Although not religious myself, I sense that in China as in Soviet Europe, religion will play a part in change. This is the view also of one of one of our regular contacts, the noted Christian human rights attorney Gao Zhisheng. He disappeared after getting contacting us with a message from his house arrest last September about lack of freedom of speech, Olympic corruption and in particular religious persecution of groups like Falun Gong. He said “Who can rightly be called a human being and stay silent in front of these facts?”
His friend Hu Jia, an eco-dissident, Olympics opponent and HIV activist, who contributed by live phone link from his home in Beijing to conferences we have organised recently in London and Brussels, was rounded up by security forces six weeks ago.
Those belonging to banned groups like Falun Gong are non-persons. There is a list of 3,000 practitioners of this blameless Buddha-school spiritual movement who have died under torture since repression against their 70 – 100 million adherents began in 1999. Nowak and Gao have told me the majority of ‘forced re-education’ victims are Falun Gong.
Nowak goes on to mention the 18 mobile execution vans which have been distributed to courts in Yunnan province alone. Even the Beijing university academics studying the death penalty could not tell me how many thousand die each year through the courts or simple administrative decision.

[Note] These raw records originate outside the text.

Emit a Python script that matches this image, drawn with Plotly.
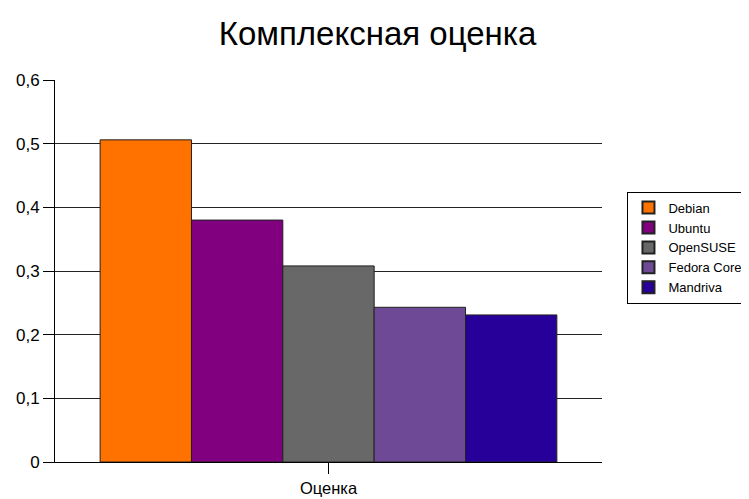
import plotly.graph_objects as go

title = "Комплексная оценка"
category = ["Оценка"]
distros = ["Debian", "Ubuntu", "OpenSUSE", "Fedora Core", "Mandriva"]
scores = [0.506, 0.380, 0.308, 0.243, 0.231]
colors = ["#FF7200", "#800080", "#686868", "#6E4A96", "#270099"]
ytick_vals = [0, 0.1, 0.2, 0.3, 0.4, 0.5, 0.6]
ytick_text = ["0", "0,1", "0,2", "0,3", "0,4", "0,5", "0,6"]

font = "Liberation Sans, Arial, sans-serif"

fig = go.Figure()
for name, val, col in zip(distros, scores, colors):
    fig.add_trace(go.Bar(
        x=category, y=[val], name=name,
        marker=dict(color=col, line=dict(color="#222222", width=1)),
    ))

fig.update_layout(
    width=741, height=491,
    margin=dict(l=47, r=147, t=72, b=37),
    paper_bgcolor="white", plot_bgcolor="white",
    barmode="group", bargap=0.165, bargroupgap=0,
    font=dict(family=font, size=16.5, color="black"),
    title=dict(text=title, x=0.4987, xanchor="center", y=0.949, yanchor="middle",
               font=dict(family=font, size=33, color="black")),
    showlegend=True,
    legend=dict(xref="container", yref="container", x=0.836, y=0.626,
                xanchor="left", yanchor="top",
                bordercolor="black", borderwidth=1, bgcolor="white",
                font=dict(family=font, size=13, color="black"),
                itemsizing="constant", tracegroupgap=0),
    xaxis=dict(showline=True, linecolor="black", linewidth=1,
               ticks="outside", ticklen=11, tickcolor="black",
               tickfont=dict(size=16.5), showgrid=False, automargin=False),
    yaxis=dict(range=[0, 0.6], tickvals=ytick_vals, ticktext=ytick_text,
               showline=True, linecolor="black", linewidth=1,
               ticks="outside", ticklen=11, tickcolor="black",
               showgrid=True, gridcolor="#222222", gridwidth=1,
               zeroline=False, tickfont=dict(size=17), automargin=False),
)

fig.write_html("out.html")
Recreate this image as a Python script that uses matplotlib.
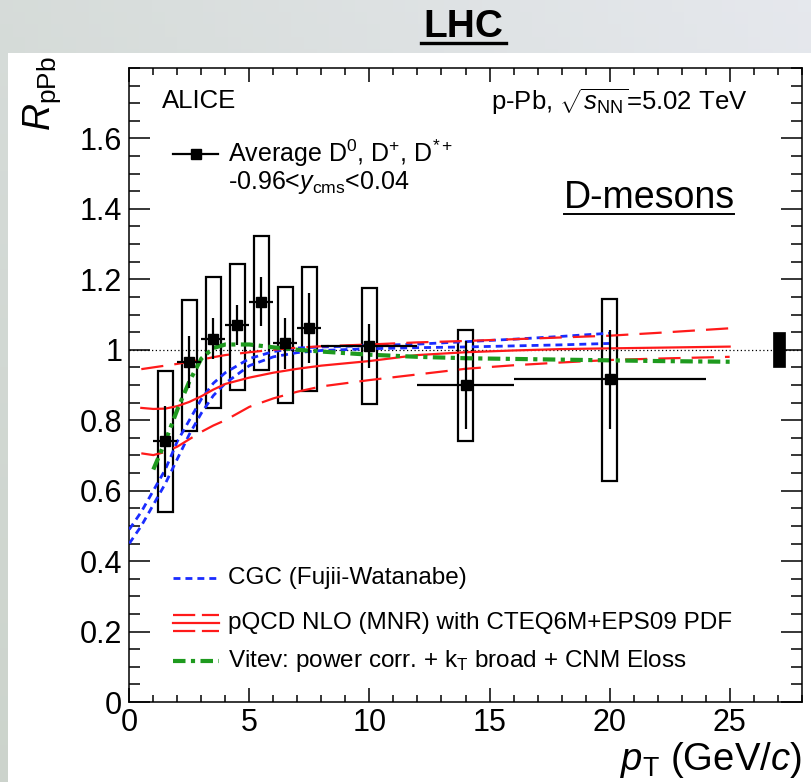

The death penalty can be applied for scores of crimes. Last month it was announced that, instead of a bullet, executions would be by lethal injection. Is this is to preserve the bodies for evisceration of saleable body parts in the execution vans for the Peoples Liberation Army’s lucrative organ transplant business?
One young ex-prisoner – Cao Dong - told us that his buddy disappeared from their cell one evening (shared, incidentally, with several Tiananmen Square protesters). Next, he saw his friend’s cadaver in the prison hospital with holes where body parts had been extracted. There have been 40,000 ‘extra’ organ transplants in China since the persecution of Falun Gong began – the only prisoners to be routinely blood-tested. It is likely that they are literally being killed to order.
As US Supreme Court judge Felix Frankfurter said in 1942 after hearing Jan Karski’s testimony about the Nazi death camps “I did not say that this young man was lying; I said that I could not believe what he was telling me. There is a difference.”
Cao Dong was later convicted for meeting my friends and re-imprisoned. Last week Beijing officially told the EU the name of the prison where he is being held. We knew that already, as well as the names of those torturing him today and those responsible. We were watching and now, thanks to the boycott campaign, the world is watching China too.
I am off for a few days now but will respond to comments on my return.